■ **Aim**
Find the word "with" in the data. Return every line where it appears.

=-=-=-=-=

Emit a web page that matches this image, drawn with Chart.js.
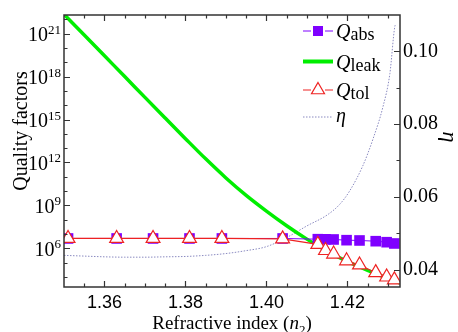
<!DOCTYPE html>
<html>
<head>
<meta charset="utf-8">
<script src="https://cdn.jsdelivr.net/npm/chart.js@4/dist/chart.umd.min.js"></script>
<style>
  body { margin: 0; background: #fff; }
  canvas { display: block; }
</style>
</head>
<body>
<canvas id="qChart" width="458" height="332"></canvas>
<script>
// refractive index n2 where markers sit
const markerN = [1.351, 1.363, 1.372, 1.381, 1.389, 1.404, 1.4127, 1.4146, 1.4166, 1.4198, 1.423, 1.427, 1.4297, 1.4316];
const qAbs = [4.9e6, 4.9e6, 4.9e6, 4.9e6, 4.9e6, 4.9e6, 4.37e6, 4.27e6, 4.17e6, 3.72e6, 3.55e6, 3.16e6, 2.69e6, 2.19e6];
const qTol = [4.9e6, 4.9e6, 4.9e6, 4.9e6, 4.9e6, 4.6e6, 1.9e6, 7.1e5, 4.0e5, 1.35e5, 6.9e4, 2.0e4, 1.0e4, 6.3e3];

const leakN = [1.350, 1.355, 1.360, 1.365, 1.370, 1.375, 1.380, 1.385, 1.390, 1.395, 1.400, 1.405, 1.410, 1.415, 1.420, 1.425, 1.430, 1.433];
const qLeak = [2.24e22, 7.9e20, 2.8e19, 1.0e18, 3.5e16, 1.26e15, 4.6e13, 1.78e12, 8.3e10, 5.0e9, 4.0e8, 3.8e7, 4.4e6, 6.3e5, 1.2e5, 2.9e4, 7.9e3, 3.8e3];

const etaN = [1.350, 1.355, 1.360, 1.365, 1.370, 1.375, 1.380, 1.385, 1.390, 1.395, 1.400, 1.405, 1.410, 1.415, 1.418, 1.4205, 1.4238, 1.4263, 1.4288, 1.4305, 1.4317, 1.432];
const eta = [0.0439, 0.0437, 0.0435, 0.0434, 0.0434, 0.0435, 0.0436, 0.0439, 0.0444, 0.0452, 0.0463, 0.0488, 0.0520, 0.0550, 0.0578, 0.0615, 0.0685, 0.0758, 0.0848, 0.0939, 0.1067, 0.1075];

const xTicks = [1.36, 1.38, 1.40, 1.42];
const qTickExps = [6, 9, 12, 15, 18, 21];
const etaTicks = [0.04, 0.06, 0.08, 0.10];

const PURPLE = '#7f00ff';
const GREEN = '#00ee00';
const RED = '#ee2222';
const ETA_COL = '#8a8ac0';
const AXIS_COL = '#333';
const SERIF = '"Liberation Serif", "Times New Roman", serif';

function pairs(xs, ys) {
    return xs.map((x, i) => ({ x: x, y: ys[i] }));
}

const decorations = {
    id: 'decorations',
    afterDraw(chart) {
        const ctx = chart.ctx;
        const a = chart.chartArea;
        const sx = chart.scales.x, sy = chart.scales.y, sy2 = chart.scales.y2;
        ctx.save();

        // inward tick marks
        ctx.strokeStyle = AXIS_COL;
        ctx.lineWidth = 1.2;
        ctx.beginPath();
        for (let i = 271; i <= 286; i++) {
            const px = Math.round(sx.getPixelForValue(i * 0.005)) + 0.5;
            const len = i % 4 === 0 ? 6 : 3.5;
            ctx.moveTo(px, a.bottom); ctx.lineTo(px, a.bottom - len);
            ctx.moveTo(px, a.top); ctx.lineTo(px, a.top + len);
        }
        for (let p = 4; p <= 22; p++) {
            const py = Math.round(sy.getPixelForValue(Math.pow(10, p))) + 0.5;
            const len = p % 3 === 0 ? 6 : 3.5;
            ctx.moveTo(a.left, py); ctx.lineTo(a.left + len, py);
        }
        for (let k = 4; k <= 10; k++) {
            const py = Math.round(sy2.getPixelForValue(k / 100)) + 0.5;
            const len = k % 2 === 0 ? 6 : 3.5;
            ctx.moveTo(a.right, py); ctx.lineTo(a.right - len, py);
        }
        ctx.stroke();

        // frame
        ctx.lineWidth = 1.5;
        ctx.strokeRect(a.left, a.top, a.right - a.left, a.bottom - a.top);

        // left labels 10^n
        ctx.fillStyle = '#000';
        ctx.textBaseline = 'alphabetic';
        ctx.textAlign = 'left';
        qTickExps.forEach(p => {
            const py = sy.getPixelForValue(Math.pow(10, p));
            ctx.font = '13px ' + SERIF;
            const ws = ctx.measureText(String(p)).width;
            ctx.font = '20px ' + SERIF;
            const wb = ctx.measureText('10').width;
            const right = a.left - 3;
            ctx.fillText('10', right - ws - wb, py + 7.5);
            ctx.font = '13px ' + SERIF;
            ctx.fillText(String(p), right - ws, py);
        });

        // axis titles
        ctx.font = '20px ' + SERIF;
        ctx.save();
        ctx.translate(27, 131);
        ctx.rotate(-Math.PI / 2);
        ctx.textAlign = 'center';
        ctx.fillText('Quality factors', 0, 0);
        ctx.restore();

        ctx.save();
        ctx.translate(443, 137);
        ctx.rotate(Math.PI / 2);
        ctx.textAlign = 'center';
        ctx.font = 'italic 22px ' + SERIF;
        ctx.fillText('\u03b7', 0, 0);
        ctx.restore();

        // x title with italic n and subscript 2
        const parts = [
            ['Refractive index (', '19px ' + SERIF, 0],
            ['n', 'italic 19px ' + SERIF, 0],
            ['2', '13px ' + SERIF, 5],
            [')', '19px ' + SERIF, 0]
        ];
        let total = 0;
        parts.forEach(pt => { ctx.font = pt[1]; total += ctx.measureText(pt[0]).width; });
        let tx = (a.left + a.right) / 2 - total / 2;
        parts.forEach(pt => {
            ctx.font = pt[1];
            ctx.fillText(pt[0], tx, 329 + pt[2]);
            tx += ctx.measureText(pt[0]).width;
        });

        // legend
        const lx0 = 303, lx1 = 333, mx = 318, tx0 = 336;
        const rows = [31, 61.5, 90, 117];
        // Q_abs
        ctx.strokeStyle = PURPLE; ctx.lineWidth = 1;
        ctx.beginPath();
        ctx.moveTo(lx0, rows[0]); ctx.lineTo(mx - 7, rows[0]);
        ctx.moveTo(mx + 7, rows[0]); ctx.lineTo(lx1, rows[0]);
        ctx.stroke();
        ctx.fillStyle = PURPLE;
        ctx.fillRect(mx - 5, rows[0] - 5, 10, 10);
        // Q_leak
        ctx.strokeStyle = GREEN; ctx.lineWidth = 4;
        ctx.beginPath(); ctx.moveTo(lx0, rows[1]); ctx.lineTo(lx1, rows[1]); ctx.stroke();
        // Q_tol
        ctx.strokeStyle = RED; ctx.lineWidth = 1;
        ctx.beginPath();
        ctx.moveTo(lx0, rows[2]); ctx.lineTo(mx - 7, rows[2]);
        ctx.moveTo(mx + 7, rows[2]); ctx.lineTo(lx1, rows[2]);
        ctx.stroke();
        ctx.lineWidth = 1.2;
        ctx.fillStyle = '#fff';
        ctx.beginPath();
        ctx.moveTo(mx, rows[2] - 7.5);
        ctx.lineTo(mx + 6.5, rows[2] + 3.75);
        ctx.lineTo(mx - 6.5, rows[2] + 3.75);
        ctx.closePath();
        ctx.fill(); ctx.stroke();
        // eta
        ctx.strokeStyle = ETA_COL; ctx.lineWidth = 1;
        ctx.setLineDash([1.5, 1.5]);
        ctx.beginPath(); ctx.moveTo(lx0, rows[3]); ctx.lineTo(lx1, rows[3]); ctx.stroke();
        ctx.setLineDash([]);

        ctx.fillStyle = '#000';
        ['abs', 'leak', 'tol'].forEach((sub, i) => {
            ctx.font = 'italic 20px ' + SERIF;
            ctx.fillText('Q', tx0, rows[i] + 7);
            const wq = ctx.measureText('Q').width;
            ctx.font = '18px ' + SERIF;
            ctx.fillText(sub, tx0 + wq, rows[i] + 9);
        });
        ctx.font = 'italic 20px ' + SERIF;
        ctx.fillText('\u03b7', tx0, rows[3] + 5);

        ctx.restore();
    }
};

const ctx = document.getElementById('qChart').getContext('2d');
const chart = new Chart(ctx, {
    type: 'line',
    data: {
        datasets: [
            {
                label: 'Q_tol',
                data: pairs(markerN, qTol),
                yAxisID: 'y',
                borderColor: RED,
                borderWidth: 1.2,
                pointStyle: 'triangle',
                pointRadius: 8,
                pointBackgroundColor: '#fff',
                pointBorderColor: RED,
                pointBorderWidth: 1.2,
                clip: 0,
                order: 0
            },
            {
                label: 'Q_abs',
                data: pairs(markerN, qAbs),
                yAxisID: 'y',
                borderColor: PURPLE,
                borderWidth: 1,
                pointStyle: 'rect',
                pointRadius: 7.5,
                pointBackgroundColor: PURPLE,
                pointBorderWidth: 0,
                clip: 0,
                order: 1
            },
            {
                label: 'Q_leak',
                data: pairs(leakN, qLeak),
                yAxisID: 'y',
                borderColor: GREEN,
                borderWidth: 3.5,
                pointRadius: 0,
                cubicInterpolationMode: 'monotone',
                clip: 0,
                order: 2
            },
            {
                label: 'eta',
                data: pairs(etaN, eta),
                yAxisID: 'y2',
                borderColor: ETA_COL,
                borderWidth: 1,
                borderDash: [1.5, 1.5],
                pointRadius: 0,
                cubicInterpolationMode: 'monotone',
                clip: 0,
                order: 3
            }
        ]
    },
    options: {
        responsive: false,
        animation: false,
        events: [],
        layout: { padding: { top: 12, left: 0, right: 0, bottom: 0 } },
        plugins: { legend: { display: false }, tooltip: { enabled: false } },
        scales: {
            x: {
                type: 'linear',
                min: 1.35,
                max: 1.433,
                afterBuildTicks: s => { s.ticks = xTicks.map(v => ({ value: v })); },
                afterFit: s => { s.height = 45; },
                grid: { display: false, drawTicks: false },
                border: { display: false },
                ticks: {
                    padding: 5,
                    color: '#000',
                    maxRotation: 0,
                    font: { family: '"Liberation Sans", Arial, sans-serif', size: 18 },
                    callback: v => v.toFixed(2)
                }
            },
            y: {
                type: 'logarithmic',
                position: 'left',
                min: Math.pow(10, 3.3),
                max: Math.pow(10, 22.3),
                afterFit: s => { s.width = 64; },
                grid: { display: false, drawTicks: false },
                border: { display: false },
                ticks: { display: false }
            },
            y2: {
                type: 'linear',
                position: 'right',
                min: 0.0352,
                max: 0.11,
                afterBuildTicks: s => { s.ticks = etaTicks.map(v => ({ value: v })); },
                afterFit: s => { s.width = 58; },
                grid: { display: false, drawTicks: false },
                border: { display: false },
                ticks: {
                    padding: 3,
                    color: '#000',
                    font: { family: SERIF, size: 20 },
                    callback: v => v.toFixed(2)
                }
            }
        }
    },
    plugins: [decorations]
});
</script>
</body>
</html>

=-=-=-=-=

■ **Answer to the exercise**
Emit a web page that matches this image, drawn with Chart.js.
        // x title with italic n and subscript 2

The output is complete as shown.